==== Recorded data
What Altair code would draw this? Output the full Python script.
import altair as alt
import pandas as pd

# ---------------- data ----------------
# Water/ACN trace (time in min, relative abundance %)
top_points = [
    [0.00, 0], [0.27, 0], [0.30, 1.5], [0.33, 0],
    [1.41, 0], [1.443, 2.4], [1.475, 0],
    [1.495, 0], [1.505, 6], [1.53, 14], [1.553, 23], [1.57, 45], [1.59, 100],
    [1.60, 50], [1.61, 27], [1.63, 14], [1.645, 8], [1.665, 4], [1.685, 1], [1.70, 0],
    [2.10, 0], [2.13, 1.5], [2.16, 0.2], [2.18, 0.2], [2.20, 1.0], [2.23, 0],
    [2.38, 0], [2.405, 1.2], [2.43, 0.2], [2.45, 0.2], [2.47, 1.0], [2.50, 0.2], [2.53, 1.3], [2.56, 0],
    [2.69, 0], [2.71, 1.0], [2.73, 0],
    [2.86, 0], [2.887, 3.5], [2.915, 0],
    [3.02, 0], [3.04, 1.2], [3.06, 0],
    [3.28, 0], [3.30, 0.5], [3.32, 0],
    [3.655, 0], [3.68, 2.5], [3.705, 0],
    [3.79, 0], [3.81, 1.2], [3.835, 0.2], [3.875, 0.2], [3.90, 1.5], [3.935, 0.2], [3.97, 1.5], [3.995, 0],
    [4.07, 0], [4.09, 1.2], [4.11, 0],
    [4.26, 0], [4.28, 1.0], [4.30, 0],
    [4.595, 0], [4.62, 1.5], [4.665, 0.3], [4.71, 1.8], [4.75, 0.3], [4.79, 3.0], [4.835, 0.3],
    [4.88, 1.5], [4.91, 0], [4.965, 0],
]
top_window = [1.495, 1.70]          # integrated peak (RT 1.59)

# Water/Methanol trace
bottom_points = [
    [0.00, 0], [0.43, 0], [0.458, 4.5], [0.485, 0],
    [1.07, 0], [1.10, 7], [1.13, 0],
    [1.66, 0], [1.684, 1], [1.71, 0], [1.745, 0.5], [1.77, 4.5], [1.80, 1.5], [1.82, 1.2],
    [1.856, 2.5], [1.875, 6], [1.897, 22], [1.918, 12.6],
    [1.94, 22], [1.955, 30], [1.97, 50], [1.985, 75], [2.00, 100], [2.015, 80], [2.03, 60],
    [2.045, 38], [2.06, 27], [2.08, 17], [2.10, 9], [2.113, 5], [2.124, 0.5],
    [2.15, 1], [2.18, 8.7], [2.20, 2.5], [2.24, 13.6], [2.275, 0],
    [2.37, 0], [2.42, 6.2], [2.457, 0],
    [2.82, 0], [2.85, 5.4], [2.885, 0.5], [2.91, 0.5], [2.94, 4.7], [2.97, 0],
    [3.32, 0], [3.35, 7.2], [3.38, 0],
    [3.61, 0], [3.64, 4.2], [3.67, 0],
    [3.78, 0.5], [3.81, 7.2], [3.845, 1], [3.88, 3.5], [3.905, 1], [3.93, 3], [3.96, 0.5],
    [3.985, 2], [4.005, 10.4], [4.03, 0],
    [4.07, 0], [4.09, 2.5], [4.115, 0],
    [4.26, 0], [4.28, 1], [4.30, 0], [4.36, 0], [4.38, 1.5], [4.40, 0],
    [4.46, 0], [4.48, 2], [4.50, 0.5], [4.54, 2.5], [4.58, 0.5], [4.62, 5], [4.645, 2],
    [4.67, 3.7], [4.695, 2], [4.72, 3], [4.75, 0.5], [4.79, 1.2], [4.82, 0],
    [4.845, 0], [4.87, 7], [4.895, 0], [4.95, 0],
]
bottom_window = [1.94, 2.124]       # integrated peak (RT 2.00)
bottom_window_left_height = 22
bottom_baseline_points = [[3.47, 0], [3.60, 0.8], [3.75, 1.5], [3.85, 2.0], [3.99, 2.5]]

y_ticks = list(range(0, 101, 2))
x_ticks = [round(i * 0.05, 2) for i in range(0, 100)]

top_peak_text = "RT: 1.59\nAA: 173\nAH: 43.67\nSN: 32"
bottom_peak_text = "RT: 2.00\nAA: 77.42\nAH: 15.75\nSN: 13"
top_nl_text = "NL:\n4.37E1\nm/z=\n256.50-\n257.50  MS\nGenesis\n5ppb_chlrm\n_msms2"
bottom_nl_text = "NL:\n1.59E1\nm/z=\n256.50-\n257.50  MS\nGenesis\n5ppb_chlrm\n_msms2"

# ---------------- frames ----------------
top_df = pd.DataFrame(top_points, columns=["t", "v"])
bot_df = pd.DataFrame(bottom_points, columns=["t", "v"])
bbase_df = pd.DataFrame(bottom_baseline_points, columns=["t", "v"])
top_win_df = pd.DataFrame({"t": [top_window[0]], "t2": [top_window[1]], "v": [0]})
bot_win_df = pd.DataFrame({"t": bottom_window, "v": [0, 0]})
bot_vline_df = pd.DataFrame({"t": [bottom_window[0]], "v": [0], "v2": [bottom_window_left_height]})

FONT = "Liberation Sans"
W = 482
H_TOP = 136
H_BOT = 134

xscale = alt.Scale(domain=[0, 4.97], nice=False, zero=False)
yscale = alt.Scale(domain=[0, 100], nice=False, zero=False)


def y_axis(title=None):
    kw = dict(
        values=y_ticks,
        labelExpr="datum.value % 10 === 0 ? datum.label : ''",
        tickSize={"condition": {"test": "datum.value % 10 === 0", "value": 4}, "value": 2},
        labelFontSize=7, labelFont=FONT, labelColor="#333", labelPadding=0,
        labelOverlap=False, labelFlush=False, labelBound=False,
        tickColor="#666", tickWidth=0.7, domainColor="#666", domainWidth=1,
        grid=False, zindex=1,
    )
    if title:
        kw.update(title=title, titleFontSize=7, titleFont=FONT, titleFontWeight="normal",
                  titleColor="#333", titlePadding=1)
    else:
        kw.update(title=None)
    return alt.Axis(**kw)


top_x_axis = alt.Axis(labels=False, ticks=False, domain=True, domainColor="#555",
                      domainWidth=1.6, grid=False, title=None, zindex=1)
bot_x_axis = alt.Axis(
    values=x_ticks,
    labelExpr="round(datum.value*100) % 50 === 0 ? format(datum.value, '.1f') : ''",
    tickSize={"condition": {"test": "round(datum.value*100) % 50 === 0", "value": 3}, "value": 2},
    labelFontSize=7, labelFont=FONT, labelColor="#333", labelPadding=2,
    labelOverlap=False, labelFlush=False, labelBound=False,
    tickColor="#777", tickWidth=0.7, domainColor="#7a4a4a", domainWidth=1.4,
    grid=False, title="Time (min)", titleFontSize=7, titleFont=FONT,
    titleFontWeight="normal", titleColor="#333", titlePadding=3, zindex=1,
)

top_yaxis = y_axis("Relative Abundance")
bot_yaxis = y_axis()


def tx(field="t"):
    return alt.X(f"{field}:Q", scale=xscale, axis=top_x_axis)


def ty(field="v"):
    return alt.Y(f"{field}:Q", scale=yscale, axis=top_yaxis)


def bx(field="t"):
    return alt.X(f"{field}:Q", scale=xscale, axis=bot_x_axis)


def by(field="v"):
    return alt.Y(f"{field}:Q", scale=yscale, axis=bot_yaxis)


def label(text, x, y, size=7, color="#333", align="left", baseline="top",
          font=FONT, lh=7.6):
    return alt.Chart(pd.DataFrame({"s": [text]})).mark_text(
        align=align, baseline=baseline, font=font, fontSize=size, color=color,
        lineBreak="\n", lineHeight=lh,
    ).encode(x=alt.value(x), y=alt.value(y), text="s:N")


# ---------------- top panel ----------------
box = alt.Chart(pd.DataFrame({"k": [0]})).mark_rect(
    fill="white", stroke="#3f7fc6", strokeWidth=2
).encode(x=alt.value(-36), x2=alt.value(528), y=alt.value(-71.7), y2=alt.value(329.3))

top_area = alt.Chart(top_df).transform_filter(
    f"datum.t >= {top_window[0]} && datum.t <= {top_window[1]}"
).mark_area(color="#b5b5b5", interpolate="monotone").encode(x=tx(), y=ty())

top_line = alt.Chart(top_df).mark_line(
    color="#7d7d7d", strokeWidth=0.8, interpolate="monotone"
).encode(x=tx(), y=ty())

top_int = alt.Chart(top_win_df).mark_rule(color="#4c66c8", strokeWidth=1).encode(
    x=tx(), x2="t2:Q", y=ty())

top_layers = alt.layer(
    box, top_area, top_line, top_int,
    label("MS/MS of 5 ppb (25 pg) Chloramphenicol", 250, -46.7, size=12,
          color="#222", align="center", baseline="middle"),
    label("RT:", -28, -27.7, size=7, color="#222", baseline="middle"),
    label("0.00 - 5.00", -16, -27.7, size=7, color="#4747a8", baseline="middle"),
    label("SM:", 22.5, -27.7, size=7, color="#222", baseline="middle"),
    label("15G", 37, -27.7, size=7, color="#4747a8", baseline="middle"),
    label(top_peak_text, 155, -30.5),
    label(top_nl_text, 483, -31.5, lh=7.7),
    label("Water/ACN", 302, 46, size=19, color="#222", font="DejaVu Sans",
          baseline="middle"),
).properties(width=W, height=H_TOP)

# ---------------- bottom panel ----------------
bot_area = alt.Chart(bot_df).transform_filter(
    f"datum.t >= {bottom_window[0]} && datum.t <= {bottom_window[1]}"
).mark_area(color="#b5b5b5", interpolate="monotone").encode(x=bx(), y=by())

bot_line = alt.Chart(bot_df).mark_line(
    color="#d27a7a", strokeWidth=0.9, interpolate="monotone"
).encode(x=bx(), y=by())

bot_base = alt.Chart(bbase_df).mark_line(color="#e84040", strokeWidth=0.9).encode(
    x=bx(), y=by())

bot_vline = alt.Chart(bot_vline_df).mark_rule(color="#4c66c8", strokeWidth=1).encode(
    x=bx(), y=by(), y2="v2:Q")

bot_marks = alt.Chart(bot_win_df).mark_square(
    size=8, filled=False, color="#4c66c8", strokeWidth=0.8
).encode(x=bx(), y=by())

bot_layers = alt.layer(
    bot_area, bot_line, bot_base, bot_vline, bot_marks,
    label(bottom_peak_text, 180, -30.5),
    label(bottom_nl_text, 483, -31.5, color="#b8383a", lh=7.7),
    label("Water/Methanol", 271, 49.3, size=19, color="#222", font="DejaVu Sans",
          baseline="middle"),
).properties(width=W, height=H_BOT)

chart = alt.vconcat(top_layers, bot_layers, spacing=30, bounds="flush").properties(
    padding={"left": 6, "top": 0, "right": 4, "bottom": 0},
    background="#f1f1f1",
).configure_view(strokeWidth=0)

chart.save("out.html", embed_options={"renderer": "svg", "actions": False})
========
==== Recorded data
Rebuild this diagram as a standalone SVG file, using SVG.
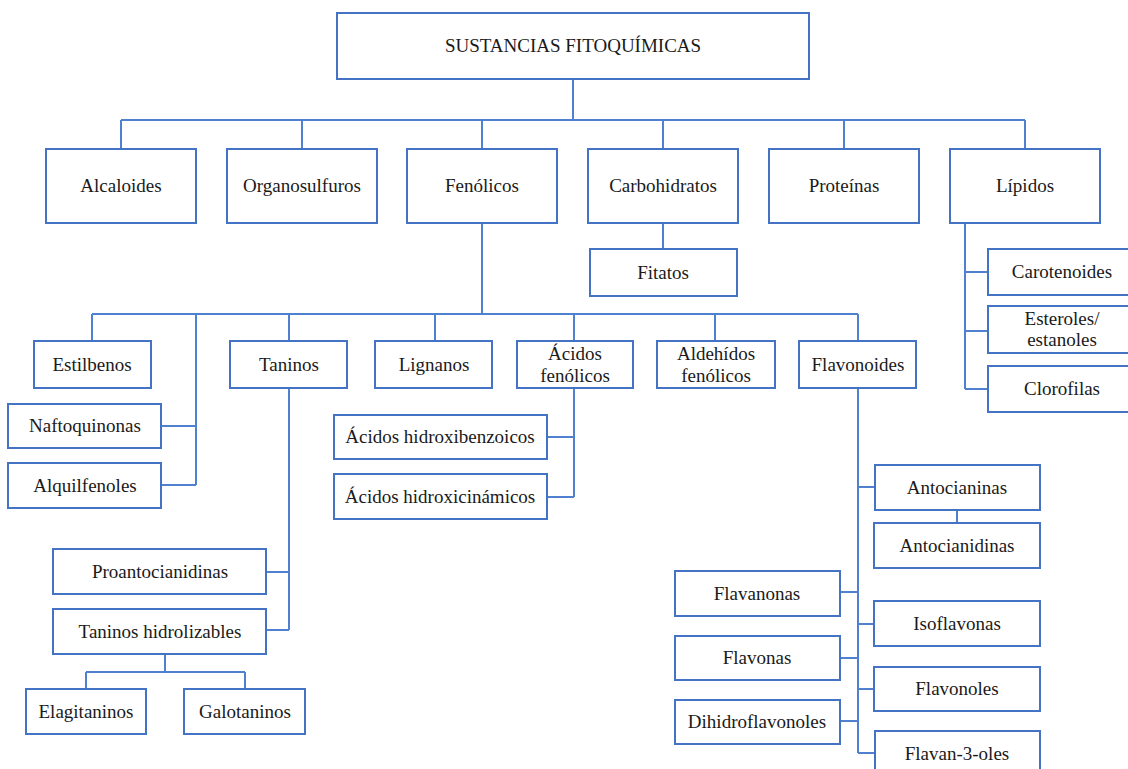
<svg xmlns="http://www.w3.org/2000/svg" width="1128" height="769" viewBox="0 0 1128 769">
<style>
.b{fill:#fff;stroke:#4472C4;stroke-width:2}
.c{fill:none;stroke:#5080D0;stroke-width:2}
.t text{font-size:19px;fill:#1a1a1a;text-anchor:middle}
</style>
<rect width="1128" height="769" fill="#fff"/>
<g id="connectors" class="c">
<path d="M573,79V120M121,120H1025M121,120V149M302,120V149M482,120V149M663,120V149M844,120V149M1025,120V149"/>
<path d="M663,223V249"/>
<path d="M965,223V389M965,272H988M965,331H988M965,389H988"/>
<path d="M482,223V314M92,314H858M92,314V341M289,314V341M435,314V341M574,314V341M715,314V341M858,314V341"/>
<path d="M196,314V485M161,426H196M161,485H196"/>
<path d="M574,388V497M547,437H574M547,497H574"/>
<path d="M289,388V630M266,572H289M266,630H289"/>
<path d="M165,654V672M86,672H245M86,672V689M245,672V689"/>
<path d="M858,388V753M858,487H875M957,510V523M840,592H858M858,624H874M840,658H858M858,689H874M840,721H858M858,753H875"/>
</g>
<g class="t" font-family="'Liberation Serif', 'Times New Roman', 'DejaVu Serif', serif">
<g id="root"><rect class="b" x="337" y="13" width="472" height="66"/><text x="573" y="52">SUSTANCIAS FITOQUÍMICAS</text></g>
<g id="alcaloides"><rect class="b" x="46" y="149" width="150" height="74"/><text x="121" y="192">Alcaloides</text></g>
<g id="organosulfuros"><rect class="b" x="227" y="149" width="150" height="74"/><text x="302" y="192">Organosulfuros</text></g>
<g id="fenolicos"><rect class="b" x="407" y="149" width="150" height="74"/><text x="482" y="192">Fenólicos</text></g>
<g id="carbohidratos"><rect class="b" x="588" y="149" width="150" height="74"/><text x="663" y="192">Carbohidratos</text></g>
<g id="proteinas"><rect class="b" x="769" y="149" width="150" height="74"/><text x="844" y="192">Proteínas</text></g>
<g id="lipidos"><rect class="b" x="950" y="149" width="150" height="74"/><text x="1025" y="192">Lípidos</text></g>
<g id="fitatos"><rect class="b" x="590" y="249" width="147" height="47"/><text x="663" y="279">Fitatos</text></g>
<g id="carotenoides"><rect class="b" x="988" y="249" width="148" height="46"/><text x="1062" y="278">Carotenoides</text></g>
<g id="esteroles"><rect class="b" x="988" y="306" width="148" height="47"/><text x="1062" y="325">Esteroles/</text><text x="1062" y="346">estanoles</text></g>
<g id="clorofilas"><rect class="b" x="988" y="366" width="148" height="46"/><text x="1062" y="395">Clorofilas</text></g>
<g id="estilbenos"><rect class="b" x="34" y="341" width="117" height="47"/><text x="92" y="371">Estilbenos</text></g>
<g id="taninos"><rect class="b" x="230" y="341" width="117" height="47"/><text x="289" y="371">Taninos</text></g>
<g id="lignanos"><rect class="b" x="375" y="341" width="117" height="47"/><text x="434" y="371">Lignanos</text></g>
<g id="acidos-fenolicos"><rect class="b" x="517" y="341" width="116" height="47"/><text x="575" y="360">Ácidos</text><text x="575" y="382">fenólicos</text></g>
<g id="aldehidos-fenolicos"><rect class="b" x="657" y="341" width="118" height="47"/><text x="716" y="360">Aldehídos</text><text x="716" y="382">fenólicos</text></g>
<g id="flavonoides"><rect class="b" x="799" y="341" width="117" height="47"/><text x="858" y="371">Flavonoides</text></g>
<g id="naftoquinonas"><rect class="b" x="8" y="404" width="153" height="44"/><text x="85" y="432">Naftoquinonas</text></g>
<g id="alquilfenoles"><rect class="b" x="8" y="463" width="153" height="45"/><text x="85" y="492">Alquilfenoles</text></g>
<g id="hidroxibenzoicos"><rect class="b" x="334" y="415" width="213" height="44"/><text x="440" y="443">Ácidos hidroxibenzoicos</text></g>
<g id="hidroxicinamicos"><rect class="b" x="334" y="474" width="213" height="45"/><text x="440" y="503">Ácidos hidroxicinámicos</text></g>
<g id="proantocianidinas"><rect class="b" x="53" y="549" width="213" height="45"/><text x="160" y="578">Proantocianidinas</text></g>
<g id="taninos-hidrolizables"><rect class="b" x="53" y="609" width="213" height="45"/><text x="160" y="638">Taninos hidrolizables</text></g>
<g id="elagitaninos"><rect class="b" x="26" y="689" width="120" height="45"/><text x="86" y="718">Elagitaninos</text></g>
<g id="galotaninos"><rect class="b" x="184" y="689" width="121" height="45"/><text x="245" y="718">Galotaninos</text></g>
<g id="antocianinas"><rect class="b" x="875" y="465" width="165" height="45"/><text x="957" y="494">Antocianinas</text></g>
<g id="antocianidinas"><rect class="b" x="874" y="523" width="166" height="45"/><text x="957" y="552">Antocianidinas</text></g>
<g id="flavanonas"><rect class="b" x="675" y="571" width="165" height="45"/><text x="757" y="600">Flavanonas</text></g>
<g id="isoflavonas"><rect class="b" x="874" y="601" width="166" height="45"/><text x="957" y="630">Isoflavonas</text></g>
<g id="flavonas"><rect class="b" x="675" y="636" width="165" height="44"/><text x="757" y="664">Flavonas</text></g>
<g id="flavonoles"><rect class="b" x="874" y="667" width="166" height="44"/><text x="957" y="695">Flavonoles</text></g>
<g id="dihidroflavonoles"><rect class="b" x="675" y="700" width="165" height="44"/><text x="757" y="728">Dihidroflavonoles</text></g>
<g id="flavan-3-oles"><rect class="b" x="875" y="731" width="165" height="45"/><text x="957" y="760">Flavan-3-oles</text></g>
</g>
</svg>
========
==== Recorded data
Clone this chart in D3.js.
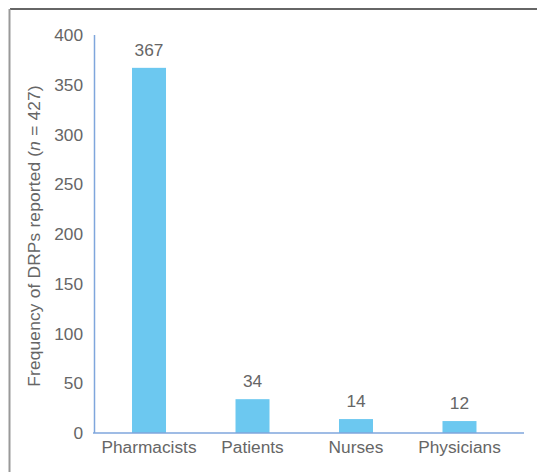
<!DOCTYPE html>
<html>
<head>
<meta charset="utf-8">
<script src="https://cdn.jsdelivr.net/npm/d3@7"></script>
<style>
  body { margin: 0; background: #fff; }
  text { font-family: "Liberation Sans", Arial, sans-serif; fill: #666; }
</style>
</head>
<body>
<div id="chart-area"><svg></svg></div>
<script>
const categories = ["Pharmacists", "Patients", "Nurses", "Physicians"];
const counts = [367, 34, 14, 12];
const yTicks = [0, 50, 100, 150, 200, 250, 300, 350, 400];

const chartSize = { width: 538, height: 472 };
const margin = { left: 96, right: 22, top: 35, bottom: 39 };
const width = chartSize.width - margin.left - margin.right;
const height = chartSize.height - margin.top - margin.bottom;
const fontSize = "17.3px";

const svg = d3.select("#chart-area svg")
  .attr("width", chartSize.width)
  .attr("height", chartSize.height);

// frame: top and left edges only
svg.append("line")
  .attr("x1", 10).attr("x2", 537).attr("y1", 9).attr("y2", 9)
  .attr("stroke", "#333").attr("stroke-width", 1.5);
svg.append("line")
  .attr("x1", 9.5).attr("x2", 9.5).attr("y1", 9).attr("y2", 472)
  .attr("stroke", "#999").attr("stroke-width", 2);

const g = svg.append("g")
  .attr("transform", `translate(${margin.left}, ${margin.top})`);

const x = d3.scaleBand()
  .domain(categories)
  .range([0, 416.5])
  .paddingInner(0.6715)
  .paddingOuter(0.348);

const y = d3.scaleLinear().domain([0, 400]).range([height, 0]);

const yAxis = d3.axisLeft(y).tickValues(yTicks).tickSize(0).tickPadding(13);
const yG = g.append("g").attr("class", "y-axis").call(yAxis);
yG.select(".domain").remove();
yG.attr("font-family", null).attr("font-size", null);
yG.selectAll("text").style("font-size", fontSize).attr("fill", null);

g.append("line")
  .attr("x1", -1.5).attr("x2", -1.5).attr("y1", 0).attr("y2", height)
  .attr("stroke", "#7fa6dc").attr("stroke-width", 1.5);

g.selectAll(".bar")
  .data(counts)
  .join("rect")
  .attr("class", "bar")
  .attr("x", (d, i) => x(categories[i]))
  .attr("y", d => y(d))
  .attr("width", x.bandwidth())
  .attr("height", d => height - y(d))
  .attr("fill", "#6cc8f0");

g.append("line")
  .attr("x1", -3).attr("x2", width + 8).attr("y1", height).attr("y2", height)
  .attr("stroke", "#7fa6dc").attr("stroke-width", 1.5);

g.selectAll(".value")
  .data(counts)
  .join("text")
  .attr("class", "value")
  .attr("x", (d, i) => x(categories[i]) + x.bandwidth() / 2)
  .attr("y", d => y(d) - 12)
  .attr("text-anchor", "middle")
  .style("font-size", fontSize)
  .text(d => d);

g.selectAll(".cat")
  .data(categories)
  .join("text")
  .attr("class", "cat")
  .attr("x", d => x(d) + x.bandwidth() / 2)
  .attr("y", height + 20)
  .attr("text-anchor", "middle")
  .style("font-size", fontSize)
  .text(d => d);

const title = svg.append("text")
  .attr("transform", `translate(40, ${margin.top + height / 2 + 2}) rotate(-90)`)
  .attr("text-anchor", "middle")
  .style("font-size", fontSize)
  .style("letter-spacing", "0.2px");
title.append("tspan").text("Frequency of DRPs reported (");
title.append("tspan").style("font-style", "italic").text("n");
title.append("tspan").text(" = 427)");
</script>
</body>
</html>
========
**Instructions to follow:**
Restate word for word the lines that begin at the one with "Clone this chart in D3.js." and end at the one with "const y = d3.scaleLinear().domain([0, 400]).range([height, 0]);", including both, and leave every picture aside.

**Task solution:**
Clone this chart in D3.js.
<!DOCTYPE html>
<html>
<head>
<meta charset="utf-8">
<script src="https://cdn.jsdelivr.net/npm/d3@7"></script>
<style>
  body { margin: 0; background: #fff; }
  text { font-family: "Liberation Sans", Arial, sans-serif; fill: #666; }
</style>
</head>
<body>
<div id="chart-area"><svg></svg></div>
<script>
const categories = ["Pharmacists", "Patients", "Nurses", "Physicians"];
const counts = [367, 34, 14, 12];
const yTicks = [0, 50, 100, 150, 200, 250, 300, 350, 400];

const chartSize = { width: 538, height: 472 };
const margin = { left: 96, right: 22, top: 35, bottom: 39 };
const width = chartSize.width - margin.left - margin.right;
const height = chartSize.height - margin.top - margin.bottom;
const fontSize = "17.3px";

const svg = d3.select("#chart-area svg")
  .attr("width", chartSize.width)
  .attr("height", chartSize.height);

// frame: top and left edges only
svg.append("line")
  .attr("x1", 10).attr("x2", 537).attr("y1", 9).attr("y2", 9)
  .attr("stroke", "#333").attr("stroke-width", 1.5);
svg.append("line")
  .attr("x1", 9.5).attr("x2", 9.5).attr("y1", 9).attr("y2", 472)
  .attr("stroke", "#999").attr("stroke-width", 2);

const g = svg.append("g")
  .attr("transform", `translate(${margin.left}, ${margin.top})`);

const x = d3.scaleBand()
  .domain(categories)
  .range([0, 416.5])
  .paddingInner(0.6715)
  .paddingOuter(0.348);

const y = d3.scaleLinear().domain([0, 400]).range([height, 0]);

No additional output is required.